• [Task directions] Give the data below again exactly as it stands. Omit the pictures.

#### Supplied material ####

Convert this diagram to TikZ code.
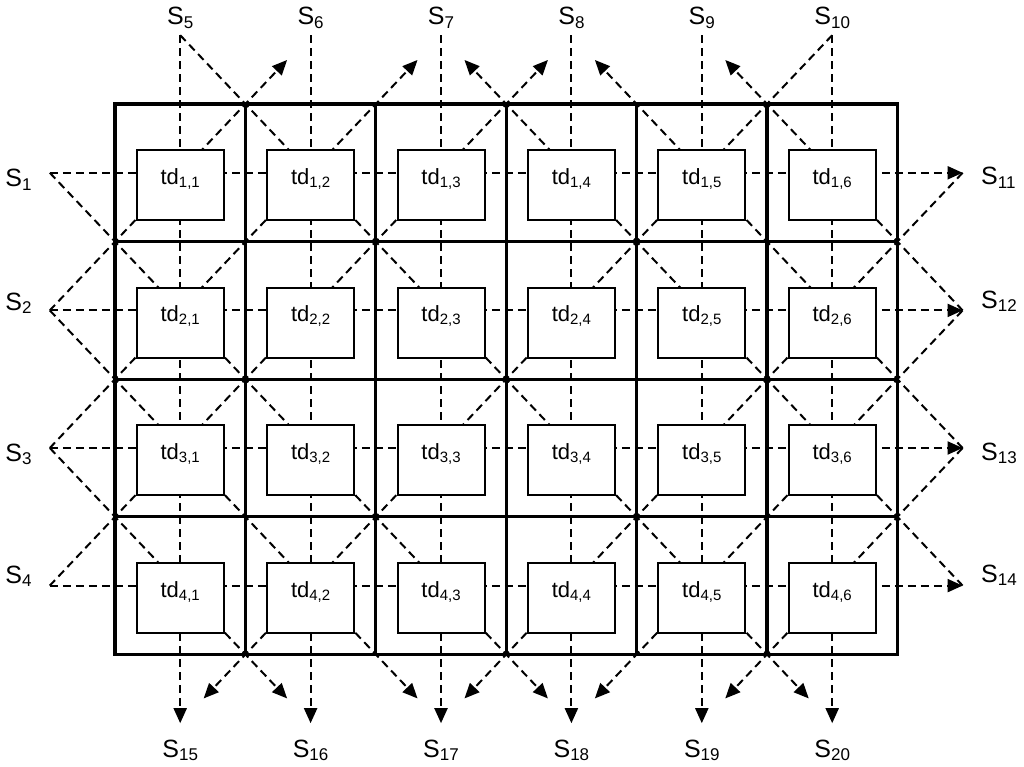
\documentclass[tikz,border=0pt]{standalone}
\usepackage{fontspec}
\setmainfont{Liberation Sans}
\usetikzlibrary{arrows.meta,calc}
\newcommand{\Slab}[1]{S\raisebox{-3.5pt}{\fontsize{17}{17}\selectfont #1}}
\newcommand{\tdlab}[1]{td\raisebox{-3pt}{\fontsize{15}{15}\selectfont #1}}
\tikzset{
  sig/.style={dash pattern=on 8pt off 5pt, line width=2pt},
  outsig/.style={sig, -{Triangle[length=15pt,width=13pt]}},
  gridline/.style={line width=3.2pt, line cap=rect},
  tdbox/.style={draw, line width=2pt, fill=white, minimum width=87pt, minimum height=70pt,
    inner sep=0pt, text height=11pt, text depth=13pt, font=\fontsize{22}{26}\selectfont},
  slabel/.style={font=\fontsize{25}{30}\selectfont, inner sep=0pt},
}
\begin{document}
\begin{tikzpicture}[x=1pt,y=-1pt]
\useasboundingbox (0,0) rectangle (1024,767);
% cell centres (including virtual border cells)
\foreach \ii in {0,...,5}{
  \foreach \jj in {0,...,7}{
    \coordinate (c-\ii-\jj) at ({115+130.4*(\jj-0.5)},{104+137.6*(\ii-0.5)});
  }
}
% grid corners
\foreach \rr in {0,...,4}{
  \foreach \cc in {0,...,6}{
    \coordinate (k-\rr-\cc) at ({115+130.4*\cc},{104+137.6*\rr});
  }
}
% horizontal and vertical signal lines
\foreach \ii in {1,...,4} \draw[outsig] (c-\ii-0) -- (c-\ii-7);
\foreach \jj in {1,...,6} \draw[outsig] (c-0-\jj) -- (c-5-\jj);
% internal diagonal links
\foreach \ia/\ja/\ib/\jb in {
  0/1/1/2, 0/6/1/5,
  1/0/2/1, 1/1/2/0, 1/2/2/1, 1/2/2/3, 1/3/2/2, 1/4/2/5, 1/5/2/4, 1/5/2/6, 1/6/2/7, 1/7/2/6,
  2/0/3/1, 2/1/3/0, 2/1/3/2, 2/2/3/1, 2/3/3/4, 2/4/3/3, 2/5/3/6, 2/6/3/5, 2/6/3/7, 2/7/3/6,
  3/0/4/1, 3/1/4/0, 3/1/4/2, 3/2/4/3, 3/3/4/2, 3/4/4/5, 3/5/4/4, 3/6/4/5, 3/6/4/7, 3/7/4/6}
  \draw[sig] (c-\ia-\ja) -- (c-\ib-\jb);
% output diagonals with arrows (cell / corner / virtual cell)
\foreach \ia/\ja/\kr/\kc/\ib/\jb in {
  1/1/0/1/0/2, 1/2/0/2/0/3, 1/4/0/3/0/3, 1/3/0/3/0/4, 1/5/0/4/0/4, 1/6/0/5/0/5,
  4/1/4/1/5/2, 4/2/4/1/5/1, 4/2/4/2/5/3, 4/3/4/3/5/4, 4/4/4/3/5/3, 4/5/4/4/5/4, 4/6/4/5/5/5, 4/5/4/5/5/6}
{
  \coordinate (t-\kr-\kc-\jb) at ($(k-\kr-\kc)!0.64!(c-\ib-\jb)$);
  \draw[outsig] (c-\ia-\ja) -- (t-\kr-\kc-\jb);
}
% grid
\draw[gridline] (k-0-0) rectangle (k-4-6);
\foreach \cc in {1,...,5} \draw[gridline] (k-0-\cc) -- (k-4-\cc);
\foreach \rr in {1,...,3} \draw[gridline] (k-\rr-0) -- (k-\rr-6);
% td boxes
\foreach \ii in {1,...,4}{
  \foreach \jj in {1,...,6}{
    \node[tdbox] (td-\ii-\jj) at ($(c-\ii-\jj)+(0,12.4)$) {\tdlab{\ii,\jj}};
  }
}
% labels
\foreach \jj/\n in {1/5,2/6,3/7,4/8,5/9,6/10}
  \node[slabel, anchor=base] (s\n) at ({115+130.4*(\jj-0.5)},25) {\Slab{\n}};
\foreach \jj/\n in {1/15,2/16,3/17,4/18,5/19,6/20}
  \node[slabel, anchor=base] (s\n) at ({115+130.4*(\jj-0.5)},757) {\Slab{\n}};
\foreach \n/\yy in {1/187,2/310,3/461,4/583}
  \node[slabel, anchor=base] (s\n) at (18.5,\yy) {\Slab{\n}};
\foreach \n/\yy in {11/185,12/308,13/460,14/582}
  \node[slabel, anchor=base west] (s\n) at (981,\yy) {\Slab{\n}};
\end{tikzpicture}
\end{document}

####

• [Correct answer]
Convert this diagram to TikZ code.
\documentclass[tikz,border=0pt]{standalone}
\usepackage{fontspec}
\setmainfont{Liberation Sans}
\usetikzlibrary{arrows.meta,calc}
\newcommand{\Slab}[1]{S\raisebox{-3.5pt}{\fontsize{17}{17}\selectfont #1}}
\newcommand{\tdlab}[1]{td\raisebox{-3pt}{\fontsize{15}{15}\selectfont #1}}
\tikzset{
  sig/.style={dash pattern=on 8pt off 5pt, line width=2pt},
  outsig/.style={sig, -{Triangle[length=15pt,width=13pt]}},
  gridline/.style={line width=3.2pt, line cap=rect},
  tdbox/.style={draw, line width=2pt, fill=white, minimum width=87pt, minimum height=70pt,
    inner sep=0pt, text height=11pt, text depth=13pt, font=\fontsize{22}{26}\selectfont},
  slabel/.style={font=\fontsize{25}{30}\selectfont, inner sep=0pt},
}
\begin{document}
\begin{tikzpicture}[x=1pt,y=-1pt]
\useasboundingbox (0,0) rectangle (1024,767);
% cell centres (including virtual border cells)
\foreach \ii in {0,...,5}{
  \foreach \jj in {0,...,7}{
    \coordinate (c-\ii-\jj) at ({115+130.4*(\jj-0.5)},{104+137.6*(\ii-0.5)});
  }
}
% grid corners
\foreach \rr in {0,...,4}{
  \foreach \cc in {0,...,6}{
    \coordinate (k-\rr-\cc) at ({115+130.4*\cc},{104+137.6*\rr});
  }
}
% horizontal and vertical signal lines
\foreach \ii in {1,...,4} \draw[outsig] (c-\ii-0) -- (c-\ii-7);
\foreach \jj in {1,...,6} \draw[outsig] (c-0-\jj) -- (c-5-\jj);
% internal diagonal links
\foreach \ia/\ja/\ib/\jb in {
  0/1/1/2, 0/6/1/5,
  1/0/2/1, 1/1/2/0, 1/2/2/1, 1/2/2/3, 1/3/2/2, 1/4/2/5, 1/5/2/4, 1/5/2/6, 1/6/2/7, 1/7/2/6,
  2/0/3/1, 2/1/3/0, 2/1/3/2, 2/2/3/1, 2/3/3/4, 2/4/3/3, 2/5/3/6, 2/6/3/5, 2/6/3/7, 2/7/3/6,
  3/0/4/1, 3/1/4/0, 3/1/4/2, 3/2/4/3, 3/3/4/2, 3/4/4/5, 3/5/4/4, 3/6/4/5, 3/6/4/7, 3/7/4/6}
  \draw[sig] (c-\ia-\ja) -- (c-\ib-\jb);
% output diagonals with arrows (cell / corner / virtual cell)
\foreach \ia/\ja/\kr/\kc/\ib/\jb in {
  1/1/0/1/0/2, 1/2/0/2/0/3, 1/4/0/3/0/3, 1/3/0/3/0/4, 1/5/0/4/0/4, 1/6/0/5/0/5,
  4/1/4/1/5/2, 4/2/4/1/5/1, 4/2/4/2/5/3, 4/3/4/3/5/4, 4/4/4/3/5/3, 4/5/4/4/5/4, 4/6/4/5/5/5, 4/5/4/5/5/6}
{
  \coordinate (t-\kr-\kc-\jb) at ($(k-\kr-\kc)!0.64!(c-\ib-\jb)$);
  \draw[outsig] (c-\ia-\ja) -- (t-\kr-\kc-\jb);
}
% grid
\draw[gridline] (k-0-0) rectangle (k-4-6);
\foreach \cc in {1,...,5} \draw[gridline] (k-0-\cc) -- (k-4-\cc);
\foreach \rr in {1,...,3} \draw[gridline] (k-\rr-0) -- (k-\rr-6);
% td boxes
\foreach \ii in {1,...,4}{
  \foreach \jj in {1,...,6}{
    \node[tdbox] (td-\ii-\jj) at ($(c-\ii-\jj)+(0,12.4)$) {\tdlab{\ii,\jj}};
  }
}
% labels
\foreach \jj/\n in {1/5,2/6,3/7,4/8,5/9,6/10}
  \node[slabel, anchor=base] (s\n) at ({115+130.4*(\jj-0.5)},25) {\Slab{\n}};
\foreach \jj/\n in {1/15,2/16,3/17,4/18,5/19,6/20}
  \node[slabel, anchor=base] (s\n) at ({115+130.4*(\jj-0.5)},757) {\Slab{\n}};
\foreach \n/\yy in {1/187,2/310,3/461,4/583}
  \node[slabel, anchor=base] (s\n) at (18.5,\yy) {\Slab{\n}};
\foreach \n/\yy in {11/185,12/308,13/460,14/582}
  \node[slabel, anchor=base west] (s\n) at (981,\yy) {\Slab{\n}};
\end{tikzpicture}
\end{document}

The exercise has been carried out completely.